International career
- 2016: Italy U17 / 1 / (0)
- 2016: Italy U18 / 2 / (0)

= Salvatore Elia =

Italian footballer (born 1999)

Salvatore Elia (born 30 June 1999) is an Italian professional footballer who plays as a forward for club Cremonese.

== Club career ==

=== Atalanta ===
Born in Prato, Elia grew up playing in the youth teams of Atalanta.

==== Loan to Juve Stabia ====
On 31 July 2018. Elia was signed by Serie C club Juve Stabia on a season-long loan deal. On 16 September he made his professional debut, in Serie C, as a substitute replacing Luigi Canotto in the 72nd minute of a 3–0 away win over Siracusa. On 20 November he played his first entire match for the team, a 4–0 home win over Viterbese Castrense. Two weeks later, on 2 December, Elia scored his first professional goal in the 85th minute of a 2–0 home win over Bisceglie. On 14 April 2019, he scored his second goal in the 71st minute of a 3–2 away win over Sicula Leonzio. Elia then scored his third goal in the 78th minute in a 2–2 home draw against Virtus Entella in the Supercoppa di Serie C on 18 May. He helped Juve Stabia win promotion to Serie B, with the club finishing as champions, and ended his loan spell with 32 appearances, 3 goals and 6 assists.

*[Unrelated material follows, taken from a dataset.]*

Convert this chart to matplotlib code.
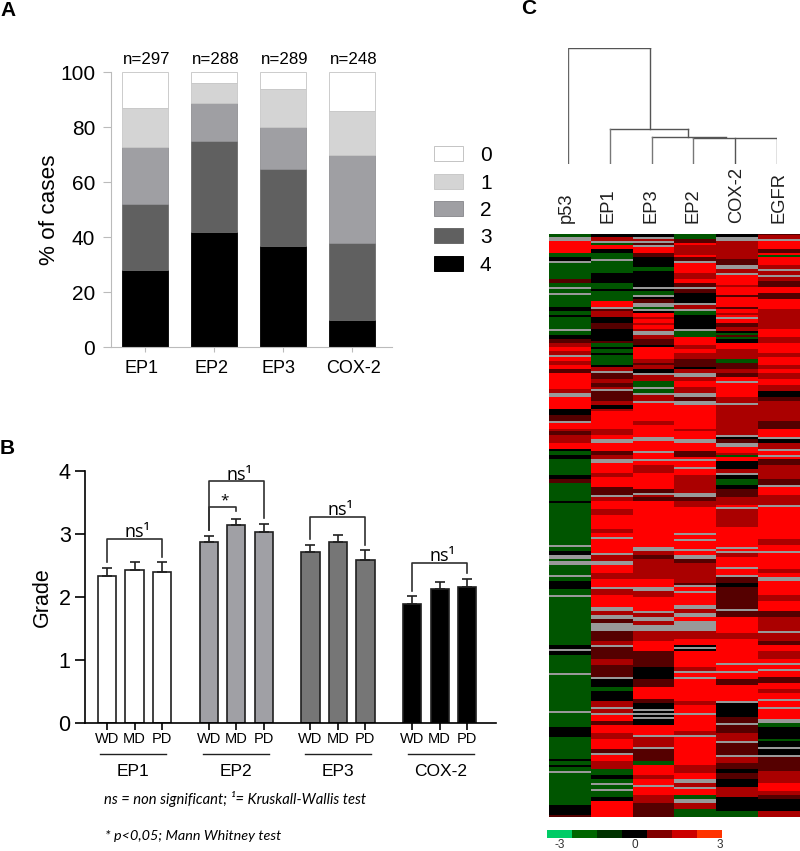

On 11 July 2019, his loan was extended for another season. One month later, on 11 August, Elia played his first match of the season, a 3–2 defeat on penalties after a 1–1 home draw against Imolese in the second round of the Coppa Italia. On 25 August he made his Serie B debut for Juve Stabia as a substitute replacing Giacomo Calò in the 82nd minute of a 2–1 away defeat against Empoli. One week later, on 1 September Elia played his first match as a starter, a 2–0 home defeat against Pisa, he was replaced after 68 minutes by Massimiliano Carlini. Two weeks later he played his first entire match for the club in Serie B, a 0–0 away draw against Perugia. On 20 June 2019, he scored his first goal in Serie B, as a substitute, in the 87th minute of a 3–1 away defeat against Pescara. Elia ended his second season at Juve Stabia with 21 appearances, 1 goal and 1 assist, however the club was relegated to Serie C.

==== Loan to Perugia ====
On 25 September 2020, he joined Serie C club Perugia on a season-long loan deal. Two days later, on 27 September, he made his debut for the club as a substitute replacing Vlad Dragomir in the 77th minute of a 2–2 home draw against Alma Juventus Fano. On 18 October he played his first entire match for the club, a 2–0 home win over Fermana. On 6 December he scored his first goal for the club in the 29th minute of a 2–0 home win over Imolese. On 17 February 2021, Elia scored twice in a 4–0 home win over Legnago Salus. Elia ended his season-long loan to Perugia with 40 appearances, 30 of them as a starter, 9 goals and 4 assists, he also helped the club to win the championship and to gain the promotion in Serie B after only one season in Serie C.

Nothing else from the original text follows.